Step 2: Diagnose the Current State
Redesign should begin with evidence. This means understanding how work actually flows by mapping workflows, handovers, decision points, examining escalation and approval points, identifying duplication, rework, parallel tasks, surfacing shadow processes; identify any capability gaps. Established techniques such as Value Stream Mapping (Lean Enterprise Institute) and SIPOC analysis (ASQ Six Sigma Body of Knowledge) help with this exercise.
Step 3: Clarify Roles, Ownership and Decision Rights
Governance failures (not capability failures) create most bottlenecks. Tools such as the RACI model (Responsible, Accountable, Consulted, Informed) clarify who owns outcomes, who decides and who needs visibility. McKinsey has found that clarity over decision rights strongly correlates with organisational speed and execution effectiveness. Pushing decisions to the lowest competent level increases velocity, reduces escalations and improves autonomy. Sometimes it means reshuffling organisational design to remove task duplication and streamlining roles. This has to be done with future capabilities and critical roles in mind.
Step 4: Design for Simplicity and Scalability
Good design removes friction before automation is introduced. Academic studies have shown that process complexity is correlated with slower output times, with structural complexity explaining a significant share of performance delay variability (Vidgof, Wurm & Mendling, 2023). Simplifying tasks, standardising templates and data fields and defining paths create consistency and reduce duplication. Make sure there people in the roles are selected and trained in line with the skills required for the role. Knowledge assets such as playbooks, templates, scripts, checklists enable scaling without reinventing work. Engage key stakeholders to test the design, create engagement and come up with the best solution.
Step 5: Enable Execution Through People and Systems
Once design is complete, execution depends on capability, tools and culture. Workflow platforms, integrated knowledge systems and AI-enabled triage increase output, but only when paired with training, decision clarity and leadership reinforcement. This includes:
Aligning technology and automation with simplified workflows;
Building capability through structured training and onboarding;
Reinforcing trust-based decision making norms;
Providing channels for clarification and continuous feedback;
Measuring impact.
How to Measure Impact
Measurement should capture both internal productivity and external value creation.
Internal indicators include reductions in cycle times, approval delays, rework, error rates, dependency on escalations and duplication of effort. Improvements in autonomy, reduction in cost and headcount, revenue and productivity per FTE, time to productivity for new hires are meaningful internal signals.
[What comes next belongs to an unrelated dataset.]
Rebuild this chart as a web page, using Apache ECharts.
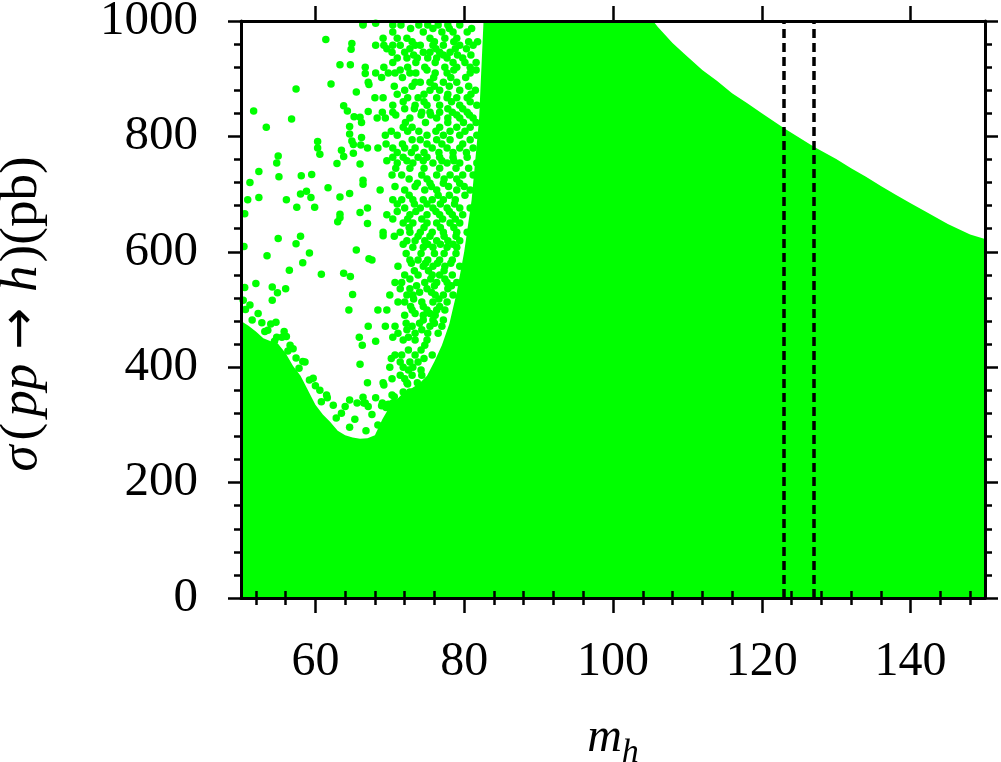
<!DOCTYPE html>
<html><head><meta charset="utf-8">
<script src="https://cdn.jsdelivr.net/npm/echarts@6/dist/echarts.min.js"></script>
<style>html,body{margin:0;padding:0;background:#fff}#c{width:1001px;height:762px}</style>
</head><body><div id="c"></div>
<script>
// ---- tick values ----
const xMajorTicks = [60, 80, 100, 120, 140];
const xMinorTicks = [52, 56, 64, 68, 72, 76, 84, 88, 92, 96, 104, 108, 112, 116, 124, 128, 132, 136, 144, 148];
const dashedMh = [123, 127];

// ---- upper envelope of the dense (solid) region ----
const boundaryMh = [50, 51, 52, 53, 54, 55, 56, 57, 58, 59, 60, 61, 62, 63, 64, 65, 66, 67, 68, 69, 70, 71, 72, 73, 74, 75, 76, 77, 78, 79, 80, 81, 82, 82.6, 105.4, 106, 108, 109.5, 112, 114, 116, 118, 120, 123, 127, 130, 132, 134, 136, 138, 140, 142, 145, 148, 150];
const boundarySigma = [480, 472, 462, 450, 445, 440, 424, 402, 385, 360, 335, 318, 305, 290, 282, 278, 276, 277, 282, 310, 332, 345, 358, 364, 372, 385, 410, 438, 475, 530, 600, 690, 830, 1000, 1000, 990, 962, 944, 915, 896, 875, 858, 840, 814, 782, 761, 745, 730, 714, 699, 684, 670, 648, 630, 622];

// ---- isolated points in the sparse region (m_h, sigma) ----
const sparseDots = [
[61.4,968],[64.9,961],[64.8,951],[63.3,924],[64.7,924],[66.7,920],[66.7,909],[57.4,882],[62.1,891],[67.2,890],
[65.5,877],[51.7,844],[56.8,830],[53.4,816],[63.8,853],[64.3,844],[65.2,834],[66.0,833],[67.1,843],[66.2,824],
[64.6,817],[64.6,804],[66.2,798],[64.9,792],[65.1,786],[66.1,785],[67.0,780],[60.3,791],[60.3,780],[60.6,769],
[63.5,776],[65.1,771],[63.8,765],[55.0,766],[54.8,754],[62.9,753],[66.0,752],[52.4,739],[58.1,732],[59.5,734],
[55.1,730],[51.2,720],[66.4,724],[66.4,717],[61.7,711],[58.8,705],[58.0,700],[59.4,694],[64.6,701],[63.3,695],
[52.4,694],[50.9,690],[56.1,690],[57.5,677],[59.9,677],[67.0,676],[50.5,666],[63.3,665],[63.3,659],[66.0,668],
[63.0,652],[67.0,649],[55.0,623],[58.0,627],[57.4,614],[50.4,609],[59.2,598],[53.5,593],[65.5,603],[58.3,581],
[67.2,588],[56.5,568],[60.8,561],[63.8,563],[64.7,557],[52.0,545],[54.2,539],[56.0,536],[50.5,538],[54.9,529],
[54.2,516],[65.0,526],[64.5,499],[67.1,471],[54.7,478],[56.1,453],[54.5,445],[65.9,452],[66.0,405],[67.0,373],
[64.6,343],[65.6,338],[66.5,338],[64.0,332],[66.4,995],[68.1,996],[69.1,628],[68.1,445],[69.2,369],[72.4,371],
[68.1,347],[70.6,349],[67.1,332],[68.9,333],[69.8,336],[70.7,338],
[50.3,516],[51.2,508],[52.8,477],[53.6,464],[55.5,452],[56.6,438],[57.4,416],[58.6,409],[59.7,381],[60.6,360],
[61.6,347],[62.4,334],
[50.6,500],[51.5,482],[52.3,493],[53.2,462],[54.0,475],[54.8,452],[55.8,462],[56.3,428],[57.0,432],[57.8,398],
[58.3,410],[59.2,378],[60.0,368],[60.8,340],[61.5,352],[62.8,312],[63.5,320],[64.6,296],[65.3,310],[66.8,290],
[67.6,318],[68.4,300],[69.5,330],[70.3,352]
];

// ---- the dense point cloud, read row by row: [sigma, [m_h ...]] ----
const cloudRows = [
[993,[66.4,70.4,71.5,73.9,75.1,76.5,77.8,79.4]],
[987,[72.8,75.8,78.0,81.0]],
[981,[70.4,74.5,77.0,78.5,80.4]],
[970,[69.1,71.0,72.3,75.4,77.4,79.0]],
[964,[73.0,76.0,78.6,80.6,81.8]],
[958,[68.1,69.2,70.4,71.4,73.4,74.1,75.8,77.2,79.4,81.2]],
[952,[69.6,72.7,76.2,78.8,80.3]],
[946,[70.3,72.0,74.5,75.4,76.7,78.1]],
[941,[73.2,77.2,79.1,80.9]],
[936,[71.0,72.3,73.7,75.1,76.3,77.7,79.8]],
[928,[70.4,73.5,76.1,78.5,80.1,81.6]],
[920,[69.2,72.4,74.7,77.4,79.0,80.8]],
[915,[71.4,75.0,78.6,81.6]],
[910,[68.1,69.8,70.7,72.7,73.5,76.1,77.7,80.8]],
[902,[68.9,71.7,75.9,78.2,80.2]],
[894,[67.1,73.4,74.1,75.4,77.2,79.0]],
[887,[70.6,73.0,76.0,78.0,80.6]],
[880,[72.0,75.4,76.7,79.4,81.5]],
[873,[71.0,74.6,77.8,80.9]],
[867,[68.0,69.1,72.4,73.8,76.3,77.7,79.0,80.4]],
[860,[71.8,74.6,78.3,80.8]],
[854,[70.4,73.4,75.0,76.7,79.4,81.7]],
[848,[72.0,73.3,77.8,79.8]],
[842,[69.0,70.4,74.3,75.4,76.7,78.4,80.4]],
[837,[70.8,74.2,75.5,79.0,80.7]],
[832,[68.3,69.4,72.7,76.3,77.8,79.4,81.2]],
[824,[72.1,74.8,77.8,79.9,81.6]],
[816,[71.8,73.0,76.7,79.0,80.8]],
[809,[70.2,72.4,73.9,76.2,78.1,80.1]],
[802,[69.4,71.0,75.0,77.2,79.4,81.7]],
[794,[73.0,74.1,76.3,78.1,80.8]],
[787,[69.5,71.7,75.0,77.0,79.8]],
[780,[68.4,70.4,72.0,73.4,75.7,77.7,79.4,81.2]],
[772,[71.0,72.9,74.6,76.6,78.5,80.3]],
[764,[70.4,71.8,73.8,75.0,76.7,78.5,80.4]],
[758,[69.6,72.3,74.5,77.0,78.6]],
[754,[71.0,73.1,75.8,77.7,79.4,81.7]],
[745,[70.8,72.7,74.6,76.7,78.9,80.6]],
[733,[70.3,71.6,74.3,76.3,78.1,79.8,81.2]],
[726,[72.6,75.0,77.3,79.0]],
[719,[73.7,75.4,77.2,79.4,82.1]],
[713,[70.7,73.4,75.6,77.9,80.0]],
[707,[68.7,72.0,74.7,76.3,79.0,80.8]],
[698,[72.6,76.5,78.0,80.1]],
[690,[70.4,71.6,73.1,74.5,75.7,77.2,78.8,81.7]],
[683,[71.0,73.3,75.0,76.8,78.7]],
[676,[72.0,74.1,75.8,77.7,79.4,80.8]],
[670,[71.0,73.5,76.2,78.0]],
[664,[69.6,72.7,75.0,76.7,78.4,79.8,81.7]],
[657,[70.4,72.4,74.3,77.1,78.8]],
[650,[71.8,73.1,75.0,76.3,78.1,79.4,81.2]],
[642,[72.6,74.6,76.8,78.6]],
[634,[69.1,71.4,72.7,74.1,75.7,77.2,79.0,80.4]],
[627,[70.6,73.8,75.4,77.3,78.9]],
[619,[72.3,73.4,74.7,76.3,77.8,79.4]],
[613,[71.8,75.1,76.8,78.5]],
[608,[73.1,74.5,75.8,77.7,79.0,80.8]],
[597,[72.2,74.2,76.0,77.3,78.9]],
[586,[67.6,72.7,73.8,75.1,76.7,78.4,80.4]],
[580,[72.9,74.8,76.4,78.2]],
[575,[71.1,74.5,75.8,77.4,79.4]],
[567,[73.3,75.2,77.3]],
[560,[72.0,73.8,75.7,76.7,78.4]],
[553,[72.7,75.5,77.4]],
[547,[70.7,71.6,74.7,76.3,77.7,79.0]],
[541,[73.6,76.0,78.3]],
[536,[71.4,72.7,75.0,77.8]],
[530,[74.0,75.6]],
[525,[70.0,72.3,73.1,76.1,77.2,78.5]],
[518,[73.2,76.6]],
[513,[71.1,72.0,74.3,75.8,77.7]],
[505,[72.8,74.5,76.7]],
[499,[68.4,69.6,73.0,75.0,76.3,77.4]],
[493,[73.4,75.4]],
[490,[72.0,74.5,76.1]],
[482,[74.5,75.8,77.2]],
[476,[72.2,74.0,76.0]],
[471,[69.4,70.7,73.0,75.4,77.0]],
[465,[72.3,74.3]],
[459,[71.1,73.4,75.1,76.5]],
[452,[70.4,72.5]],
[447,[71.8,73.4,75.0]],
[438,[66.3,74.7]],
[430,[72.5,74.2]],
[421,[70.7,71.6,73.4,75.7]],
[415,[70.2,74.6]],
[409,[71.4,72.7,73.8]],
[400,[70.0,71.8,73.1]],
[395,[72.5,74.2]],
[386,[71.4,73.0,74.3]],
[380,[70.3,72.0]],
[373,[69.1,72.3,73.7]],
[357,[71.8,72.7]],
[348,[66.4]],
[338,[66.7,69.0,70.4]]
];

// ---- build ----
const GREEN = '#00ff00';
const FONT = '"Liberation Serif","DejaVu Serif",serif';
const areaData = boundaryMh.map((m, i) => [m, boundarySigma[i]]);
const dotData = sparseDots.slice();
cloudRows.forEach(r => r[1].forEach(m => dotData.push([m, r[0]])));

const tickStyle = {color: '#000', width: 2.5};
const lineStyle = {color: '#000', width: 3};
function xAx(pos, ticks, len, opts) {
  return Object.assign({
    type: 'value', position: pos, min: 50, max: 150, z: 10,
    axisLine: {show: false},
    axisTick: {show: true, inside: false, length: len, lineStyle: tickStyle, customValues: ticks},
    axisLabel: {show: false, customValues: ticks},
    splitLine: {show: false}
  }, opts || {});
}
function yAx(pos, opts) {
  return Object.assign({
    type: 'value', position: pos, min: 0, max: 1000, interval: 200, z: 10,
    axisLine: {show: true, onZero: false, lineStyle: lineStyle},
    axisTick: {show: true, inside: false, length: 13, lineStyle: tickStyle},
    minorTick: {show: true, splitNumber: 5, length: 7, lineStyle: tickStyle},
    axisLabel: {show: false},
    splitLine: {show: false}
  }, opts || {});
}

const chart = echarts.init(document.getElementById('c'), null, {renderer: 'canvas'});
chart.setOption({
  animation: false,
  backgroundColor: '#fff',
  grid: {left: 241, right: 16, top: 21, bottom: 164, containLabel: false, outerBoundsMode: 'none'},
  xAxis: [
    xAx('bottom', xMajorTicks, 15, {
      axisLine: {show: true, onZero: false, lineStyle: lineStyle},
      axisLabel: {show: true, customValues: xMajorTicks, margin: 40, fontSize: 48, color: '#000', fontFamily: FONT,
                  formatter: v => String(v)},
      name: '{m|m}{s|h}', nameLocation: 'middle', nameGap: 108, nameMoveOverlap: false,
      nameTextStyle: {color: '#000', fontFamily: FONT, rich: {
        m: {fontSize: 48, fontStyle: 'italic', fontFamily: FONT, color: '#000'},
        s: {fontSize: 34, fontStyle: 'italic', fontFamily: FONT, color: '#000', padding: [30, 0, 0, 0]}
      }}
    }),
    xAx('bottom', xMinorTicks, 7),
    xAx('top', xMajorTicks, 15, {axisLine: {show: true, onZero: false, lineStyle: lineStyle}}),
    xAx('top', xMinorTicks, 7)
  ],
  yAxis: [
    yAx('left', {
      axisLabel: {show: true, margin: 43, fontSize: 49, color: '#000', fontFamily: FONT, formatter: v => String(v)},
      name: '{g|σ}({p|pp}{a|→}{h|h})(pb)', nameLocation: 'middle', nameGap: 192, nameRotate: 90, nameMoveOverlap: false,
      nameTextStyle: {color: '#000', fontSize: 53, fontFamily: FONT, padding: [0, 16, 0, 0], rich: {
        g: {fontSize: 53, fontStyle: 'italic', fontFamily: FONT, color: '#000', padding: [0, 5, 0, 7]},
        p: {fontSize: 53, fontStyle: 'italic', fontFamily: FONT, color: '#000', padding: [0, 12, 0, 6]},
        h: {fontSize: 53, fontStyle: 'italic', fontFamily: FONT, color: '#000', padding: [0, 3, 0, 14]},
        a: {fontSize: 50, fontFamily: '"DejaVu Sans", sans-serif', color: '#000', padding: [0, 2, 0, 2]}
      }}
    }),
    yAx('right')
  ],
  series: [
    {type: 'line', xAxisIndex: 0, yAxisIndex: 0, data: areaData, symbol: 'none', silent: true, z: 2,
     lineStyle: {width: 0, color: GREEN}, areaStyle: {color: GREEN, opacity: 1}},
    {type: 'scatter', xAxisIndex: 0, yAxisIndex: 0, data: dotData, symbol: 'circle', symbolSize: 7.5, silent: true, z: 3,
     itemStyle: {color: GREEN, opacity: 1}},
    {type: 'line', xAxisIndex: 0, yAxisIndex: 0, data: [], z: 5, silent: true,
     markLine: {silent: true, symbol: ['none', 'none'], label: {show: false},
       lineStyle: {color: '#000', width: 3.5, type: [9, 5]},
       data: dashedMh.map(v => ({xAxis: v}))}}
  ]
});
</script>
</body></html>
External indicators include faster delivery cycles, improved SLA adherence, higher customer satisfaction, fewer complaints, reduced cost, improved margin. Boards recognise these as tangible commercial outcomes.
Conclusion
Process design determines how efficiently an organisation converts effort into output. When duplication, frequent rework and bottlenecks are removed, organisations gain capacity, decision velocity, become faster, more resilient and more scalable without adding headcount. For CEOs, the link to EBITDA, customer experience and competitive advantage is direct. For HR and transformation leaders, process design represents a practical lever that connects people, culture and organisational design to measurable performance.
References
Ricoh Europe (2019), “The Economy of People Study”.
Freshworks/ITPro (2025), “Software Complexity & UK Business Productivity”.
McKinsey & Company (2023), “The State of Organisations 2023”.